--- BEGIN Data lines ---

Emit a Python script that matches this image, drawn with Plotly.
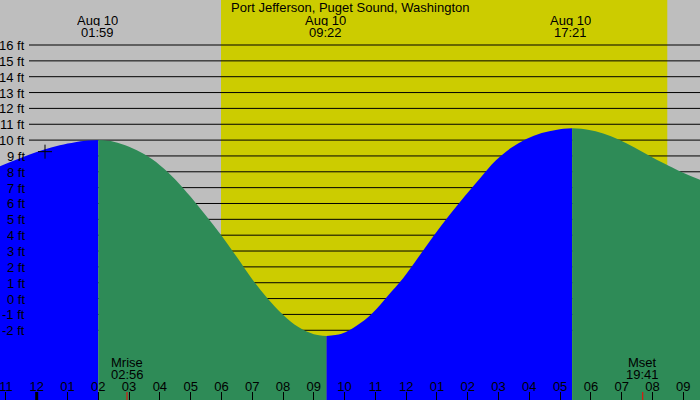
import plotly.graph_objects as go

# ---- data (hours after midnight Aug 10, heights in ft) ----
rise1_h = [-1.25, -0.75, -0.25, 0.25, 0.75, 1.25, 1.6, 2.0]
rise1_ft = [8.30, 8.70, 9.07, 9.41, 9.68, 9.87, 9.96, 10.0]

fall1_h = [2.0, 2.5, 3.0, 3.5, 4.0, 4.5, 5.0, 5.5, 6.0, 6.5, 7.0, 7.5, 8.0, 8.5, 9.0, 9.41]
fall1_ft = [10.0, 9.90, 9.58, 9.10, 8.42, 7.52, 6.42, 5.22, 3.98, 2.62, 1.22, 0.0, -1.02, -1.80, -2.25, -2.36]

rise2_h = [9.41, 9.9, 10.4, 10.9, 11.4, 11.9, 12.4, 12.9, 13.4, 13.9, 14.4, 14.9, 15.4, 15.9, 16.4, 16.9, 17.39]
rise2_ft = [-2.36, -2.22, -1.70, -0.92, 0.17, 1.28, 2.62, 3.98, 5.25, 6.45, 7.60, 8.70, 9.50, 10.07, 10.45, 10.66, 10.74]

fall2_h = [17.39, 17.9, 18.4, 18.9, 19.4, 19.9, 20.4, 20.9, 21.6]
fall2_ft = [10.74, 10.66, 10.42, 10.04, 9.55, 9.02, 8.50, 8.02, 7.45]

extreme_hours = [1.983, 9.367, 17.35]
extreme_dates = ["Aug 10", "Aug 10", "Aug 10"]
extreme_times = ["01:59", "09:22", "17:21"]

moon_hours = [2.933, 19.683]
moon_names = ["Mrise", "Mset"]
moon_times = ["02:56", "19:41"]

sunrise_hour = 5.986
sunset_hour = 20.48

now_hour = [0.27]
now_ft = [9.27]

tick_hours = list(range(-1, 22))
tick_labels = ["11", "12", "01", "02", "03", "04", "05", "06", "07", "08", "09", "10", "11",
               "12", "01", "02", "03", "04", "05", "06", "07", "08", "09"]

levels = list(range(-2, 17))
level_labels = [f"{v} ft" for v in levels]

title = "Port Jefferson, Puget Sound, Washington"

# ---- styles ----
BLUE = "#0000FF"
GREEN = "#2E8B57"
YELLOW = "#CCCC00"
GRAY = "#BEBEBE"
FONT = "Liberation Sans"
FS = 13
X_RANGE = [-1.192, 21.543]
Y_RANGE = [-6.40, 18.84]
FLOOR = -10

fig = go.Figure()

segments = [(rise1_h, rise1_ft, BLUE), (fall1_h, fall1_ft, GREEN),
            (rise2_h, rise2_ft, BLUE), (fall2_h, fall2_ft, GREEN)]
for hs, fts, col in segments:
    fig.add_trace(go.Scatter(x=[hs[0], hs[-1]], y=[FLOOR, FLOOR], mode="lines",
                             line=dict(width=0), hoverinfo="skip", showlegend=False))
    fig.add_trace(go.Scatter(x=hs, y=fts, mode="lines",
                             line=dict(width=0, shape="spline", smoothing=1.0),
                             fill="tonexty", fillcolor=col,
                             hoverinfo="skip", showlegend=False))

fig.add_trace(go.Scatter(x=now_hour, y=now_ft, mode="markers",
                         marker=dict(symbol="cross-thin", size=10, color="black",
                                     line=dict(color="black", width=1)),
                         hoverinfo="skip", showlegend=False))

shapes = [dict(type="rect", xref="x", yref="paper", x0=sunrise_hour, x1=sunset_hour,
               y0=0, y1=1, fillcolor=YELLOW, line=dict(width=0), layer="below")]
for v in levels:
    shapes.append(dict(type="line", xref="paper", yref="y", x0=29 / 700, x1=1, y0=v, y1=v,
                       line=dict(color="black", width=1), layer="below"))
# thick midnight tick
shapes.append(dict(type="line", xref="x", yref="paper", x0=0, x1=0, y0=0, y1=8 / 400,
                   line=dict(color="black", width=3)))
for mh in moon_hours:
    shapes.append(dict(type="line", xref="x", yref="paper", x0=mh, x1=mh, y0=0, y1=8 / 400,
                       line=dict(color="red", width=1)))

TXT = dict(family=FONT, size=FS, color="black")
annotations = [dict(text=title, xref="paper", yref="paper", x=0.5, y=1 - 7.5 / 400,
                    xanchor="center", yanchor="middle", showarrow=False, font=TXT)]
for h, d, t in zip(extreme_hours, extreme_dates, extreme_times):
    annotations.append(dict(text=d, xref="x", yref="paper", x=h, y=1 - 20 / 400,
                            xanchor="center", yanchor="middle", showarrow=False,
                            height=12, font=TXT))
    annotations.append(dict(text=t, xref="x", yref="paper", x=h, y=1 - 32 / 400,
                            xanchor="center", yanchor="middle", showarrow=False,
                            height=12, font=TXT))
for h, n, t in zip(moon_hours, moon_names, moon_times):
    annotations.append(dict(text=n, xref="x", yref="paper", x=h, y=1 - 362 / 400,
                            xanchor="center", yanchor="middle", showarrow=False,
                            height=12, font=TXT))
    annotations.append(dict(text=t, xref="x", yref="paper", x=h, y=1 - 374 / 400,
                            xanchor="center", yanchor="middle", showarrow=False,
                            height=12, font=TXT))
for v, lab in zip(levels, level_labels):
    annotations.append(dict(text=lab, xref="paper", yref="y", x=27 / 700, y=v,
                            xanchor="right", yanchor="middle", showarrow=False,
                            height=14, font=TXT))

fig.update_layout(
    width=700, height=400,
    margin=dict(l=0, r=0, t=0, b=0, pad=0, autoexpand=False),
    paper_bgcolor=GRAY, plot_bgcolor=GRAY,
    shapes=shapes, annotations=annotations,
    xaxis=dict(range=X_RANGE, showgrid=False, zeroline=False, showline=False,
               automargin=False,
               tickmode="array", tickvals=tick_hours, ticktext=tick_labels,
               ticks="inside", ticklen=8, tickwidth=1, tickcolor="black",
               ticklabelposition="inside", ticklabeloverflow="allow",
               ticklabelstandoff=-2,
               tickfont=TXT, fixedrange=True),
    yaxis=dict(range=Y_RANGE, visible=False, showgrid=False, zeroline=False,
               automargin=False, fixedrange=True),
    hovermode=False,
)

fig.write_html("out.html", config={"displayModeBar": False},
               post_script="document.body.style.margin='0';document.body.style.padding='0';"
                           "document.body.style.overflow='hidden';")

--- END Data lines ---

» What you have to do
Could the lines from the top of the material through the line with "fig = go.Figure()" be repeated exactly, pictures left out?

» Task answer
Emit a Python script that matches this image, drawn with Plotly.
import plotly.graph_objects as go

# ---- data (hours after midnight Aug 10, heights in ft) ----
rise1_h = [-1.25, -0.75, -0.25, 0.25, 0.75, 1.25, 1.6, 2.0]
rise1_ft = [8.30, 8.70, 9.07, 9.41, 9.68, 9.87, 9.96, 10.0]

fall1_h = [2.0, 2.5, 3.0, 3.5, 4.0, 4.5, 5.0, 5.5, 6.0, 6.5, 7.0, 7.5, 8.0, 8.5, 9.0, 9.41]
fall1_ft = [10.0, 9.90, 9.58, 9.10, 8.42, 7.52, 6.42, 5.22, 3.98, 2.62, 1.22, 0.0, -1.02, -1.80, -2.25, -2.36]

rise2_h = [9.41, 9.9, 10.4, 10.9, 11.4, 11.9, 12.4, 12.9, 13.4, 13.9, 14.4, 14.9, 15.4, 15.9, 16.4, 16.9, 17.39]
rise2_ft = [-2.36, -2.22, -1.70, -0.92, 0.17, 1.28, 2.62, 3.98, 5.25, 6.45, 7.60, 8.70, 9.50, 10.07, 10.45, 10.66, 10.74]

fall2_h = [17.39, 17.9, 18.4, 18.9, 19.4, 19.9, 20.4, 20.9, 21.6]
fall2_ft = [10.74, 10.66, 10.42, 10.04, 9.55, 9.02, 8.50, 8.02, 7.45]

extreme_hours = [1.983, 9.367, 17.35]
extreme_dates = ["Aug 10", "Aug 10", "Aug 10"]
extreme_times = ["01:59", "09:22", "17:21"]

moon_hours = [2.933, 19.683]
moon_names = ["Mrise", "Mset"]
moon_times = ["02:56", "19:41"]

sunrise_hour = 5.986
sunset_hour = 20.48

now_hour = [0.27]
now_ft = [9.27]

tick_hours = list(range(-1, 22))
tick_labels = ["11", "12", "01", "02", "03", "04", "05", "06", "07", "08", "09", "10", "11",
               "12", "01", "02", "03", "04", "05", "06", "07", "08", "09"]

levels = list(range(-2, 17))
level_labels = [f"{v} ft" for v in levels]

title = "Port Jefferson, Puget Sound, Washington"

# ---- styles ----
BLUE = "#0000FF"
GREEN = "#2E8B57"
YELLOW = "#CCCC00"
GRAY = "#BEBEBE"
FONT = "Liberation Sans"
FS = 13
X_RANGE = [-1.192, 21.543]
Y_RANGE = [-6.40, 18.84]
FLOOR = -10

fig = go.Figure()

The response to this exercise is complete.